_Stored data_
★ ★ ★ ★ ★ ★ ★
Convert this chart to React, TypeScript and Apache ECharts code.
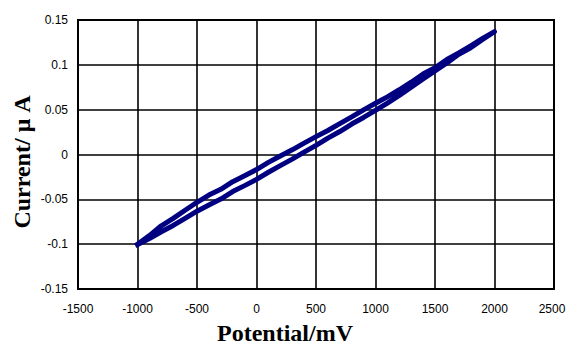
import React, { useEffect, useRef } from "react";
import * as echarts from "echarts";

const potential = [
  -1000, -900, -800, -700, -600, -500, -400, -300, -200, -100, 0, 100, 200, 300, 400, 500,
  600, 700, 800, 900, 1000, 1100, 1200, 1300, 1400, 1500, 1600, 1700, 1800, 1900, 2000,
];
const upperCurrent = [
  -0.1, -0.0905, -0.0795, -0.0712, -0.0622, -0.0533, -0.0452, -0.0388, -0.0303, -0.0237,
  -0.0168, -0.0088, -0.0016, 0.0052, 0.0127, 0.0199, 0.0268, 0.0345, 0.0419, 0.0497, 0.0571,
  0.0643, 0.0722, 0.0806, 0.0897, 0.0968, 0.106, 0.1133, 0.1212, 0.1294, 0.137,
];
const lowerCurrent = [
  -0.1005, -0.0938, -0.0862, -0.0791, -0.0713, -0.0632, -0.0563, -0.0497, -0.0413, -0.0347,
  -0.0277, -0.0198, -0.0124, -0.0052, 0.0027, 0.0102, 0.0183, 0.0256, 0.034, 0.0413, 0.0492,
  0.0573, 0.0659, 0.0751, 0.0843, 0.0931, 0.1021, 0.1117, 0.119, 0.1283, 0.1368,
];
const xTitle = "Potential/mV";
const yTitle = "Current/ μ A";

export default function App() {
  const ref = useRef<HTMLDivElement>(null);
  useEffect(() => {
    if (!ref.current) return;
    const chart = echarts.init(ref.current, null, { renderer: "svg" });
    const loop: number[][] = [];
    potential.forEach((x, i) => loop.push([x, upperCurrent[i]]));
    for (let i = potential.length - 1; i >= 0; i--) loop.push([potential[i], lowerCurrent[i]]);
    loop.push([potential[0], upperCurrent[0]]);
    const labelStyle = {
      color: "#000",
      fontFamily: "Liberation Sans, Arial, sans-serif",
      fontSize: 12,
    };
    chart.setOption({
      animation: false,
      backgroundColor: "#fff",
      grid: {
        left: 78,
        right: 12,
        top: 20,
        bottom: 56,
        outerBoundsMode: "none",
        containLabel: false,
        show: true,
        borderColor: "#000",
        borderWidth: 2,
        backgroundColor: "#fff",
      },
      xAxis: {
        type: "value",
        min: -1500,
        max: 2500,
        interval: 500,
        axisLine: { show: true, onZero: false, lineStyle: { color: "#000", width: 2 } },
        axisTick: { show: false },
        splitLine: { show: true, lineStyle: { color: "#000", width: 1.6 } },
        axisLabel: {
          ...labelStyle,
          margin: 14,
          formatter: (v: number) => (v === 2500 ? "{r|" + v + "}" : String(v)),
          rich: { r: { ...labelStyle, padding: [0, 4, 0, 0] } },
        },
      },
      yAxis: {
        type: "value",
        min: -0.15,
        max: 0.15,
        interval: 0.05,
        axisLine: { show: true, onZero: false, lineStyle: { color: "#000", width: 2 } },
        axisTick: { show: false },
        splitLine: { show: true, lineStyle: { color: "#000", width: 1.6 } },
        axisLabel: { ...labelStyle, margin: 10, formatter: (v: number) => String(Math.round(v * 100) / 100) },
      },
      graphic: [
        {
          type: "text",
          x: 285,
          y: 333,
          style: {
            text: xTitle,
            fill: "#000",
            font: "bold 24px 'Liberation Serif', 'Times New Roman', serif",
            textAlign: "center",
            textVerticalAlign: "middle",
          },
        },
        {
          type: "text",
          x: 22,
          y: 162,
          rotation: Math.PI / 2,
          style: {
            text: yTitle,
            fill: "#000",
            font: "bold 24px 'Liberation Serif', 'Times New Roman', serif",
            textAlign: "center",
            textVerticalAlign: "middle",
          },
        },
      ],
      series: [
        {
          type: "line",
          data: loop,
          showSymbol: false,
          smooth: false,
          lineStyle: { color: "#000080", width: 5, join: "round", cap: "square" },
          itemStyle: { color: "#000080" },
        },
      ],
    });
    return () => chart.dispose();
  }, []);
  return <div ref={ref} style={{ position: "fixed", left: 0, top: 0, width: 566, height: 345 }} />;
}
★ ★ ★ ★ ★ ★ ★
_Task requirements_
All of the material above should be reproduced exactly, except the pictures.

_Full output_
Convert this chart to React, TypeScript and Apache ECharts code.
import React, { useEffect, useRef } from "react";
import * as echarts from "echarts";

const potential = [
  -1000, -900, -800, -700, -600, -500, -400, -300, -200, -100, 0, 100, 200, 300, 400, 500,
  600, 700, 800, 900, 1000, 1100, 1200, 1300, 1400, 1500, 1600, 1700, 1800, 1900, 2000,
];
const upperCurrent = [
  -0.1, -0.0905, -0.0795, -0.0712, -0.0622, -0.0533, -0.0452, -0.0388, -0.0303, -0.0237,
  -0.0168, -0.0088, -0.0016, 0.0052, 0.0127, 0.0199, 0.0268, 0.0345, 0.0419, 0.0497, 0.0571,
  0.0643, 0.0722, 0.0806, 0.0897, 0.0968, 0.106, 0.1133, 0.1212, 0.1294, 0.137,
];
const lowerCurrent = [
  -0.1005, -0.0938, -0.0862, -0.0791, -0.0713, -0.0632, -0.0563, -0.0497, -0.0413, -0.0347,
  -0.0277, -0.0198, -0.0124, -0.0052, 0.0027, 0.0102, 0.0183, 0.0256, 0.034, 0.0413, 0.0492,
  0.0573, 0.0659, 0.0751, 0.0843, 0.0931, 0.1021, 0.1117, 0.119, 0.1283, 0.1368,
];
const xTitle = "Potential/mV";
const yTitle = "Current/ μ A";

export default function App() {
  const ref = useRef<HTMLDivElement>(null);
  useEffect(() => {
    if (!ref.current) return;
    const chart = echarts.init(ref.current, null, { renderer: "svg" });
    const loop: number[][] = [];
    potential.forEach((x, i) => loop.push([x, upperCurrent[i]]));
    for (let i = potential.length - 1; i >= 0; i--) loop.push([potential[i], lowerCurrent[i]]);
    loop.push([potential[0], upperCurrent[0]]);
    const labelStyle = {
      color: "#000",
      fontFamily: "Liberation Sans, Arial, sans-serif",
      fontSize: 12,
    };
    chart.setOption({
      animation: false,
      backgroundColor: "#fff",
      grid: {
        left: 78,
        right: 12,
        top: 20,
        bottom: 56,
        outerBoundsMode: "none",
        containLabel: false,
        show: true,
        borderColor: "#000",
        borderWidth: 2,
        backgroundColor: "#fff",
      },
      xAxis: {
        type: "value",
        min: -1500,
        max: 2500,
        interval: 500,
        axisLine: { show: true, onZero: false, lineStyle: { color: "#000", width: 2 } },
        axisTick: { show: false },
        splitLine: { show: true, lineStyle: { color: "#000", width: 1.6 } },
        axisLabel: {
          ...labelStyle,
          margin: 14,
          formatter: (v: number) => (v === 2500 ? "{r|" + v + "}" : String(v)),
          rich: { r: { ...labelStyle, padding: [0, 4, 0, 0] } },
        },
      },
      yAxis: {
        type: "value",
        min: -0.15,
        max: 0.15,
        interval: 0.05,
        axisLine: { show: true, onZero: false, lineStyle: { color: "#000", width: 2 } },
        axisTick: { show: false },
        splitLine: { show: true, lineStyle: { color: "#000", width: 1.6 } },
        axisLabel: { ...labelStyle, margin: 10, formatter: (v: number) => String(Math.round(v * 100) / 100) },
      },
      graphic: [
        {
          type: "text",
          x: 285,
          y: 333,
          style: {
            text: xTitle,
            fill: "#000",
            font: "bold 24px 'Liberation Serif', 'Times New Roman', serif",
            textAlign: "center",
            textVerticalAlign: "middle",
          },
        },
        {
          type: "text",
          x: 22,
          y: 162,
          rotation: Math.PI / 2,
          style: {
            text: yTitle,
            fill: "#000",
            font: "bold 24px 'Liberation Serif', 'Times New Roman', serif",
            textAlign: "center",
            textVerticalAlign: "middle",
          },
        },
      ],
      series: [
        {
          type: "line",
          data: loop,
          showSymbol: false,
          smooth: false,
          lineStyle: { color: "#000080", width: 5, join: "round", cap: "square" },
          itemStyle: { color: "#000080" },
        },
      ],
    });
    return () => chart.dispose();
  }, []);
  return <div ref={ref} style={{ position: "fixed", left: 0, top: 0, width: 566, height: 345 }} />;
}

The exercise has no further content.